The proposal comes as New York remains under a 5-year-old moratorium on shale gas drilling using hydraulic fracturing. The process has produced abundant, low-cost natural gas elsewhere in the country. It has also come with numerous environmental and health concerns.

Officials from the DEC stressed at a public information session at the State Fairgrounds on Wednesday that they would be taking questions on the new regulations only, not comments.

But those cries went unheeded. Many used the chance to deride the natural gas industry as a whole, bringing in fracking and large-scale gas storage to the discussion.

At a rally outside before the session, Sandra Steingraber said the issues are all connected.

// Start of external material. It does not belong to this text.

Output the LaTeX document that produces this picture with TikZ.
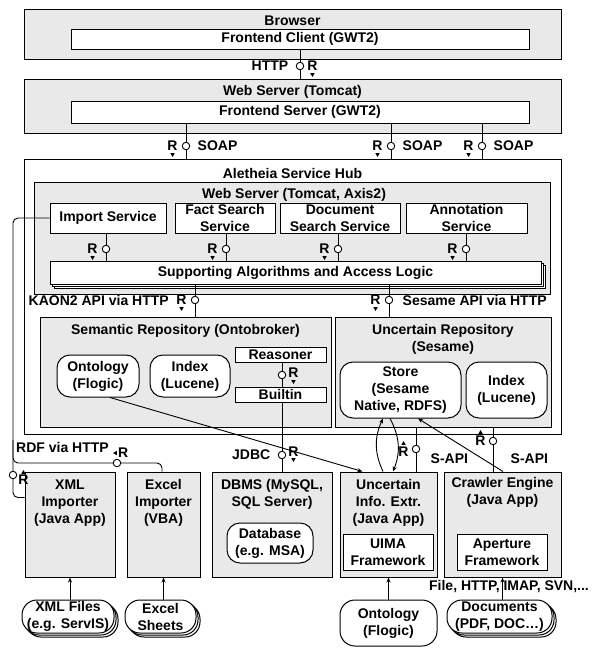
\documentclass[tikz,border=0pt]{standalone}
\usepackage{fontspec}
\setmainfont{Liberation Sans}
\usetikzlibrary{positioning,arrows.meta,shapes.geometric,shadows}
\definecolor{boxgray}{HTML}{E9E9E9}

\begin{document}
\begin{tikzpicture}[x=1pt,y=-1pt,
    font=\bfseries\fontsize{14}{17}\selectfont,
    box/.style={draw,line width=1pt,inner sep=0pt},
    grp/.style={box,fill=boxgray},
    comp/.style={box,fill=white,align=center},
    rbox/.style={box,fill=white,align=center,rounded corners=13pt},
    stack/.style={copy shadow={shadow xshift=4pt,shadow yshift=-4pt,line width=1pt},
                  copy shadow={shadow xshift=2pt,shadow yshift=-2pt,line width=1pt}},
    txt/.style={inner sep=0pt,align=center},
    iface/.style={circle,draw,line width=0.9pt,fill=white,inner sep=0pt,minimum size=7.5pt},
    rlab/.style={inner sep=0pt},
    tri/.style={regular polygon,regular polygon sides=3,fill,inner sep=0pt,minimum size=5pt},
    link/.style={line width=0.9pt},
    arr/.style={link,-{Stealth[length=5pt,width=4pt]}}]
  \useasboundingbox (0,0) rectangle (592,648);

  % browser and web server
  \node[grp,minimum width=537,minimum height=50] (browser) at (292.5,34) {};
  \node[txt] (browser-t) at (292.5,21) {Browser};
  \node[comp,minimum width=458,minimum height=20] (fc) at (300,39) {Frontend Client (GWT2)};
  \node[grp,minimum width=537,minimum height=54] (ws) at (292.5,106) {};
  \node[txt] (ws-t) at (292.5,92) {Web Server (Tomcat)};
  \node[comp,minimum width=458,minimum height=22] (fs) at (300,112) {Frontend Server (GWT2)};

  % service hub
  \node[box,minimum width=537,minimum height=275] (hub) at (292.5,296.5) {};
  \node[txt] (hub-t) at (292.5,173) {Aletheia Service Hub};
  \node[grp,minimum width=516,minimum height=112] (axis) at (292,238) {};
  \node[txt] (axis-t) at (294,195) {Web Server (Tomcat, Axis2)};
  \foreach \n/\x/\w/\t in {imp/108/116/{Import Service},fact/225/100/{Fact Search\\Service},
      doc/340/120/{Document\\Search Service},ann/466.5/121/{Annotation\\Service}}
    \node[comp,minimum width=\w,minimum height=30] (\n) at (\x,218) {\t};
  \node[comp,stack,minimum width=491,minimum height=23] (sup) at (295.5,272.5) {Supporting Algorithms and Access Logic};

  % repositories
  \node[grp,minimum width=291,minimum height=110] (sem) at (185.5,372) {};
  \node[txt] (sem-t) at (185.5,331) {Semantic Repository (Ontobroker)};
  \node[rbox,minimum width=82,minimum height=42] (onto) at (98,376) {Ontology\\(Flogic)};
  \node[rbox,minimum width=80,minimum height=42] (idx1) at (190,376) {Index\\(Lucene)};
  \node[comp,minimum width=91,minimum height=15] (reas) at (280.5,354.5) {Reasoner};
  \node[comp,minimum width=91,minimum height=15] (bi) at (280.5,394.5) {Builtin};
  \node[grp,minimum width=216,minimum height=110] (unc) at (443,372) {};
  \node[txt] (unc-t) at (443,339) {Uncertain Repository\\(Sesame)};
  \node[rbox,minimum width=121,minimum height=56] (store) at (400.5,390) {Store\\(Sesame\\Native, RDFS)};
  \node[rbox,minimum width=81,minimum height=56] (idx2) at (506.5,390) {Index\\(Lucene)};

  % applications
  \node[grp,minimum width=90,minimum height=105] (xml) at (70,524.5) {};
  \node[txt] (xml-t) at (70,503) {XML\\Importer\\(Java App)};
  \node[grp,minimum width=73,minimum height=105] (xls) at (163.5,524.5) {};
  \node[txt] (xls-t) at (163.5,503) {Excel\\Importer\\(VBA)};
  \node[grp,minimum width=120,minimum height=105] (dbms) at (272,524.5) {};
  \node[txt] (dbms-t) at (272,494.5) {DBMS (MySQL,\\SQL Server)};
  \node[rbox,minimum width=86,minimum height=40] (db) at (270,543) {Database\\(e.g. MSA)};
  \node[grp,minimum width=97,minimum height=105] (uie) at (388.5,524.5) {};
  \node[txt] (uie-t) at (388.5,503) {Uncertain\\Info. Extr.\\(Java App)};
  \node[comp,minimum width=90,minimum height=36] (uima) at (388,552) {UIMA\\Framework};
  \node[grp,minimum width=117,minimum height=105] (crw) at (502.5,524.5) {};
  \node[txt] (crw-t) at (502.5,492.5) {Crawler Engine\\(Java App)};
  \node[comp,minimum width=90,minimum height=36] (apt) at (502,552) {Aperture\\Framework};

  % sources
  \node[rbox,stack,rounded corners=15pt,minimum width=92,minimum height=33] (xf) at (68,616.5) {XML Files\\(e.g. ServIS)};
  \node[rbox,stack,rounded corners=15pt,minimum width=71,minimum height=33] (es) at (160.5,616.5) {Excel\\Sheets};
  \node[rbox,rounded corners=15pt,minimum width=97,minimum height=46] (ont2) at (388.5,623) {Ontology\\(Flogic)};
  \node[rbox,stack,rounded corners=15pt,minimum width=105,minimum height=33] (docs) at (499.5,616.5) {Documents\\(PDF, DOC\dots)};
  \node[txt] (proto) at (509,587) {File, HTTP, IMAP, SVN,...};

  % interfaces
  \node[iface] (http) at (300,66) {};
  \node[rlab,right=3pt of http] (httpr) {R};
  \node[tri,shape border rotate=180,below=2pt of httpr] (httpt) {};
  \node[left=4pt of http] (http-t) {HTTP};
  \draw[link] (fc.south -| http) -- (http) -- (ws.north -| http);

  \foreach \i/\x in {1/186,2/391,3/482}{
    \node[iface] (soap\i) at (\x,146) {};
    \node[rlab,left=4pt of soap\i] (soapr\i) {R};
    \node[tri,shape border rotate=180,below=2pt of soapr\i] (soapt\i) {};
    \node[right=4pt of soap\i] (soap-t\i) {SOAP};
    \draw[link] (fs.south -| soap\i) -- (soap\i) -- (hub.north -| soap\i);
  }

  \foreach \n/\x in {imp/106,fact/226,doc/338,ann/466}{
    \node[iface] (r\n) at (\x,249) {};
    \node[rlab,left=4pt of r\n] (rl\n) {R};
    \node[tri,shape border rotate=180,below=2pt of rl\n] (rt\n) {};
    \draw[link] (\n.south -| r\n) -- (r\n) -- (sup.north -| r\n);
  }

  \node[iface] (kaon) at (195,300) {};
  \node[rlab,left=4pt of kaon] (kaonr) {R};
  \node[tri,shape border rotate=180,below=2pt of kaonr] (kaont) {};
  \node[left=4pt of kaonr] (kaon-t) {KAON2 API via HTTP};
  \draw[link] (sup.south -| kaon) -- (kaon) -- (sem.north -| kaon);

  \node[iface] (sesa) at (389,300) {};
  \node[rlab,left=4pt of sesa] (sesar) {R};
  \node[tri,shape border rotate=180,below=2pt of sesar] (sesat) {};
  \node[right=6pt of sesa] (sesa-t) {Sesame API via HTTP};
  \draw[link] (sup.south -| sesa) -- (sesa) -- (unc.north -| sesa);

  \node[iface] (rb) at (282,375) {};
  \node[rlab,right=2pt of rb,yshift=2pt] (rbr) {R};
  \node[tri,shape border rotate=180,below=2pt of rbr] (rbt) {};
  \draw[link] (reas.south -| rb) -- (rb) -- (bi.north -| rb);

  \node[iface] (jdbc) at (282,455) {};
  \node[rlab,right=2pt of jdbc,yshift=3pt] (jdbcr) {R};
  \node[tri,shape border rotate=180,below=1pt of jdbcr] (jdbct) {};
  \node[left=4pt of jdbc] (jdbc-t) {JDBC};
  \draw[link] (bi.south -| jdbc) -- (jdbc) -- (dbms.north -| jdbc);

  \node[iface] (sapi1) at (416,449) {};
  \node[rlab,left=3pt of sapi1,yshift=-3pt] (sapir1) {R};
  \node[tri,above=2pt of sapir1] (sapit1) {};
  \node[right=7pt of sapi1,yshift=-10pt] (sapi-t1) {S-API};
  \draw[link] (uie.north -| sapi1) -- (sapi1) -- (unc.south -| sapi1);

  \node[iface] (sapi2) at (493,441) {};
  \node[rlab,left=3pt of sapi2] (sapir2) {R};
  \node[tri,above=2pt of sapir2] (sapit2) {};
  \node[right=10pt of sapi2,yshift=-18pt] (sapi-t2) {S-API};
  \draw[link] (crw.north -| sapi2) -- (sapi2) -- (unc.south -| sapi2);

  % import links
  \node[iface] (imprt) at (13,475) {};
  \node[rlab,right=1pt of imprt,yshift=-5pt] (imprtr) {R};
  \node[tri,above=1pt of imprtr] (imprtt) {};
  \coordinate (xmlin) at ([yshift=-26pt]xml.north west);
  \draw[link,rounded corners=5pt] (imp.west) -| (imprt) |- (xmlin);
  \node[iface] (rdf) at (117,463) {};
  \node[rlab,above right=2pt and -2pt of rdf] (rdfr) {R};
  \node[tri,shape border rotate=90,left=1pt of rdfr] (rdft) {};
  \node (rdf-t) at (62.5,447) {RDF via HTTP};
  \coordinate (split) at (13,440);
  \draw[link,rounded corners=5pt] (split) |- (rdf);
  \draw[link,rounded corners=5pt] (rdf) -| ([xshift=-1.5pt]xls.north);

  % data flows
  \draw[arr] (xf.north -| xml.south) -- (xml.south);
  \draw[arr] (es.north -| xls.south) -- (xls.south);
  \draw[arr] (ont2.north -| uie.south) -- (uie.south);
  \draw[arr] (docs.north -| crw.south) -- (crw.south);
  \draw[arr] ([xshift=12pt]onto.south) -- ([xshift=-26pt]uie.north);
  \draw[arr] ([xshift=-5.5pt]uie.north) to[bend left=25] ([xshift=-17.5pt]store.south);
  \draw[arr] ([xshift=-10.5pt]store.south) to[bend left=25] ([xshift=4.5pt]uie.north);
  \draw[arr] ([xshift=0.5pt]crw.north) -- ([xshift=17.5pt]store.south);
\end{tikzpicture}
\end{document}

"At this point we’re not allowing fracking, but we’re allowing the infrastructure to start it on a dime if the moratorium on fracking is ever lifted," she said. "So you can’t separate the storage, the pipelines and the drilling."

"We understand the concerns about the regulations setting the state for a greater infrastructure, but the projections don’t seem to follow that," Andrew English of the DEC said. "The projections are showing a very modest number of facilities over the next five years."

Many who were at the rally went inside to attend the session. The first break for questions dragged on for over an hour. The first person at the microphone made an impassioned plea to turn the information session into a public comment hearing.

There are three liquid natural gas facilities in operation in the New York City area that were grandfathered in. A 1973 accident at a dormant facilities on Staten Island killed 40 workers inside.

The DEC will hold a public comment hearing in Albany on Oct. 30 and is taking written comments until Nov 4.